Progress on gender equality will remain out of reach if governments fail to tackle the debt crisis that is forcing many countries to cut spending on education and other essential services for girls.
Governments, especially those with the greatest influence over the global debt system — like France and the U.K., both of which signed the declaration — need to act not only to address today's debt crisis but also to change the rules that created it. They must stop prioritising debt repayments over investments in girls' futures.
Countries should not treat girls' education as a budget line that can be cut when they face financial pressure. Educated girls are more likely to participate in the workforce, earn higher incomes, improve health outcomes and strengthen their communities — which, when taken together, help countries build stronger economies and reduce vulnerability to future debt crises.

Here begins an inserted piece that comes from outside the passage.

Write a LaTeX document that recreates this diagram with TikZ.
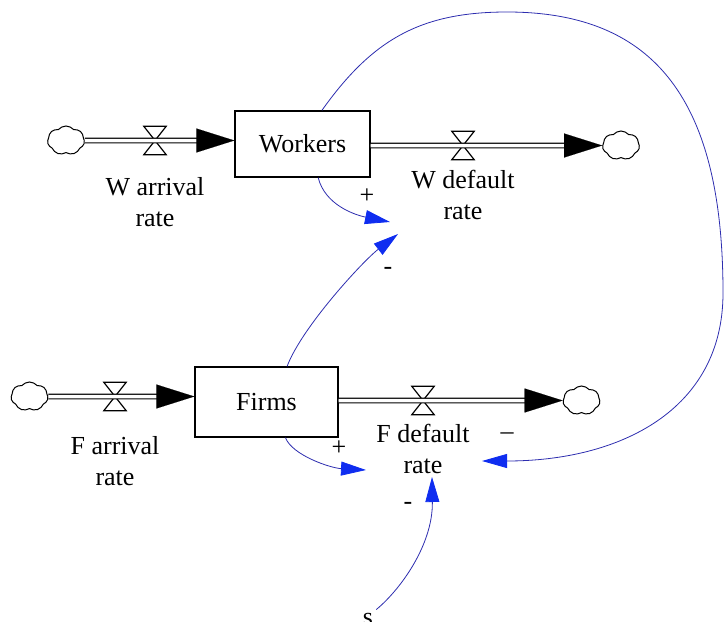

What the declaration should say, but doesn’t, is that education should be protected as an essential investment in economic growth, resilience and long-term prosperity. A truly feminist approach to economic policy would put girls before creditors and recognise education not as a casualty of the debt crisis, but as one of the most powerful tools for overcoming it.
From recognition to action
The declaration demonstrates that governments are increasingly willing to acknowledge the realities women and girls face, but recognition is only the beginning. Whether in Afghanistan, where women and girls are living under a system of institutionalised gender oppression, or in countries forced to cut education budgets to meet debt repayments, the challenge is not simply to describe the harm but to change the conditions that produce it. Governments must now translate political commitments into legal, financial and diplomatic action. That includes recognising gender apartheid under international law, reforming a global debt system that too often puts creditors ahead of girls and protecting education as a non-negotiable investment in equality, prosperity and freedom.
The declaration is also a testament to the power of sustained pressure from activists, advocates, researchers, and women and girls in helping to redefine what governments see, name and ultimately act upon. Women and girls need more than statements. More than ever, they need governments willing to turn those words into lasting change.